## Request
Restate the listing that follows word for word, without its pictures.

## Material provided
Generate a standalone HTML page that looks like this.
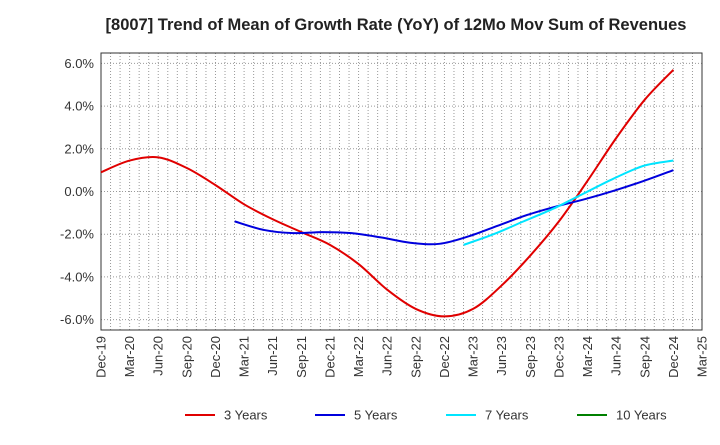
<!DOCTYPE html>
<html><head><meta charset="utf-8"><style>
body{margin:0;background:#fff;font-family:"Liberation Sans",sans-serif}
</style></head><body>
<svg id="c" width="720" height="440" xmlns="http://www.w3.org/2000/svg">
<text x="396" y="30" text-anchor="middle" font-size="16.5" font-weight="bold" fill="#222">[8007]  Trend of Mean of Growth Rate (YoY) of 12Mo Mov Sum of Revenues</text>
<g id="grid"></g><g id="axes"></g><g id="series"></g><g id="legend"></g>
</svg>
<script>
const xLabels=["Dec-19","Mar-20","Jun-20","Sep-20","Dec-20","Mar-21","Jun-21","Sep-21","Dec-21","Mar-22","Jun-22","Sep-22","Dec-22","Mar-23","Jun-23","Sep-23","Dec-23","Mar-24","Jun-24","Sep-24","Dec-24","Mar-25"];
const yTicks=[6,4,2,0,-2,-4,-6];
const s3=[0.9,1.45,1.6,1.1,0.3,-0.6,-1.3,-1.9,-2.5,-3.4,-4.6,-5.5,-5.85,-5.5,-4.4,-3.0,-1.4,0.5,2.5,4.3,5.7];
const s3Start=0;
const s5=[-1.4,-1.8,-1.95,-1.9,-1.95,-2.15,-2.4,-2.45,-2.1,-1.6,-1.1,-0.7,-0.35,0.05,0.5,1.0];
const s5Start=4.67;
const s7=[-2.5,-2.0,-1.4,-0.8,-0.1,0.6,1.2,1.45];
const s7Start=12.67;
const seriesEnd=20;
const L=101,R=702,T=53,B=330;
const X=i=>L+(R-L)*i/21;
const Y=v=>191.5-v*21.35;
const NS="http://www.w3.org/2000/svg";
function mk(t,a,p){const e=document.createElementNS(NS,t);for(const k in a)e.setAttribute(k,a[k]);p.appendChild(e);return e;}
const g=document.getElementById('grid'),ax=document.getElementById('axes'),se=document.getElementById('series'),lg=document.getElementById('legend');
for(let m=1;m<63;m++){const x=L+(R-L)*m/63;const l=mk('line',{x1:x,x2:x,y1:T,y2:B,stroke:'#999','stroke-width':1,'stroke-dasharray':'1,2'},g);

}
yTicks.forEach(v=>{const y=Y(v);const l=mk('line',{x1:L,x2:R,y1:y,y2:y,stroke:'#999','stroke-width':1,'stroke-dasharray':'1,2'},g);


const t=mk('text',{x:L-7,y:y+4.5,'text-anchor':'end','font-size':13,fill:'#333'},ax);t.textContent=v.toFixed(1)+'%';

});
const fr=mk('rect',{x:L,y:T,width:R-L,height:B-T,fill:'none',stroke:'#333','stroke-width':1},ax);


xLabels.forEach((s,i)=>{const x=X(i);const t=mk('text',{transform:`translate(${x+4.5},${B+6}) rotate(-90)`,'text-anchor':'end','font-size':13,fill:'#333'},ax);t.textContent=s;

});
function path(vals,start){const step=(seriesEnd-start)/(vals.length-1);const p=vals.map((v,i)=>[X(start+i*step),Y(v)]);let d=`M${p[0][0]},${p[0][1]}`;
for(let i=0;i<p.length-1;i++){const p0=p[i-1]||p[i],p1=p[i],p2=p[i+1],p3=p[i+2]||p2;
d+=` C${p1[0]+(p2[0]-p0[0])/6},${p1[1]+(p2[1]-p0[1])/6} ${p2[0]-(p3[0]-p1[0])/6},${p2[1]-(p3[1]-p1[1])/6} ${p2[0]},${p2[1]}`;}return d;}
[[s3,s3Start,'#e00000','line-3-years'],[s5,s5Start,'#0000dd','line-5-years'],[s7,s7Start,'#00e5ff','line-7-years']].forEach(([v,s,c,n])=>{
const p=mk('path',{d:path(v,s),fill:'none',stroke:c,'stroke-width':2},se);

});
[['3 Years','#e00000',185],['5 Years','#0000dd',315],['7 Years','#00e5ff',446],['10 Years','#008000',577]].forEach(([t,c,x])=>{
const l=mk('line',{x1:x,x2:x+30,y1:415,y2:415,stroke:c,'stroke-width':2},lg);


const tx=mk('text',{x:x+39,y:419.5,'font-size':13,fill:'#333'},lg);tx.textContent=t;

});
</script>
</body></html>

## Reply to the exercise
Generate a standalone HTML page that looks like this.
<!DOCTYPE html>
<html><head><meta charset="utf-8"><style>
body{margin:0;background:#fff;font-family:"Liberation Sans",sans-serif}
</style></head><body>
<svg id="c" width="720" height="440" xmlns="http://www.w3.org/2000/svg">
<text x="396" y="30" text-anchor="middle" font-size="16.5" font-weight="bold" fill="#222">[8007]  Trend of Mean of Growth Rate (YoY) of 12Mo Mov Sum of Revenues</text>
<g id="grid"></g><g id="axes"></g><g id="series"></g><g id="legend"></g>
</svg>
<script>
const xLabels=["Dec-19","Mar-20","Jun-20","Sep-20","Dec-20","Mar-21","Jun-21","Sep-21","Dec-21","Mar-22","Jun-22","Sep-22","Dec-22","Mar-23","Jun-23","Sep-23","Dec-23","Mar-24","Jun-24","Sep-24","Dec-24","Mar-25"];
const yTicks=[6,4,2,0,-2,-4,-6];
const s3=[0.9,1.45,1.6,1.1,0.3,-0.6,-1.3,-1.9,-2.5,-3.4,-4.6,-5.5,-5.85,-5.5,-4.4,-3.0,-1.4,0.5,2.5,4.3,5.7];
const s3Start=0;
const s5=[-1.4,-1.8,-1.95,-1.9,-1.95,-2.15,-2.4,-2.45,-2.1,-1.6,-1.1,-0.7,-0.35,0.05,0.5,1.0];
const s5Start=4.67;
const s7=[-2.5,-2.0,-1.4,-0.8,-0.1,0.6,1.2,1.45];
const s7Start=12.67;
const seriesEnd=20;
const L=101,R=702,T=53,B=330;
const X=i=>L+(R-L)*i/21;
const Y=v=>191.5-v*21.35;
const NS="http://www.w3.org/2000/svg";
function mk(t,a,p){const e=document.createElementNS(NS,t);for(const k in a)e.setAttribute(k,a[k]);p.appendChild(e);return e;}
const g=document.getElementById('grid'),ax=document.getElementById('axes'),se=document.getElementById('series'),lg=document.getElementById('legend');
for(let m=1;m<63;m++){const x=L+(R-L)*m/63;const l=mk('line',{x1:x,x2:x,y1:T,y2:B,stroke:'#999','stroke-width':1,'stroke-dasharray':'1,2'},g);

}
yTicks.forEach(v=>{const y=Y(v);const l=mk('line',{x1:L,x2:R,y1:y,y2:y,stroke:'#999','stroke-width':1,'stroke-dasharray':'1,2'},g);


const t=mk('text',{x:L-7,y:y+4.5,'text-anchor':'end','font-size':13,fill:'#333'},ax);t.textContent=v.toFixed(1)+'%';

});
const fr=mk('rect',{x:L,y:T,width:R-L,height:B-T,fill:'none',stroke:'#333','stroke-width':1},ax);


xLabels.forEach((s,i)=>{const x=X(i);const t=mk('text',{transform:`translate(${x+4.5},${B+6}) rotate(-90)`,'text-anchor':'end','font-size':13,fill:'#333'},ax);t.textContent=s;

});
function path(vals,start){const step=(seriesEnd-start)/(vals.length-1);const p=vals.map((v,i)=>[X(start+i*step),Y(v)]);let d=`M${p[0][0]},${p[0][1]}`;
for(let i=0;i<p.length-1;i++){const p0=p[i-1]||p[i],p1=p[i],p2=p[i+1],p3=p[i+2]||p2;
d+=` C${p1[0]+(p2[0]-p0[0])/6},${p1[1]+(p2[1]-p0[1])/6} ${p2[0]-(p3[0]-p1[0])/6},${p2[1]-(p3[1]-p1[1])/6} ${p2[0]},${p2[1]}`;}return d;}
[[s3,s3Start,'#e00000','line-3-years'],[s5,s5Start,'#0000dd','line-5-years'],[s7,s7Start,'#00e5ff','line-7-years']].forEach(([v,s,c,n])=>{
const p=mk('path',{d:path(v,s),fill:'none',stroke:c,'stroke-width':2},se);

});
[['3 Years','#e00000',185],['5 Years','#0000dd',315],['7 Years','#00e5ff',446],['10 Years','#008000',577]].forEach(([t,c,x])=>{
const l=mk('line',{x1:x,x2:x+30,y1:415,y2:415,stroke:c,'stroke-width':2},lg);


const tx=mk('text',{x:x+39,y:419.5,'font-size':13,fill:'#333'},lg);tx.textContent=t;

});
</script>
</body></html>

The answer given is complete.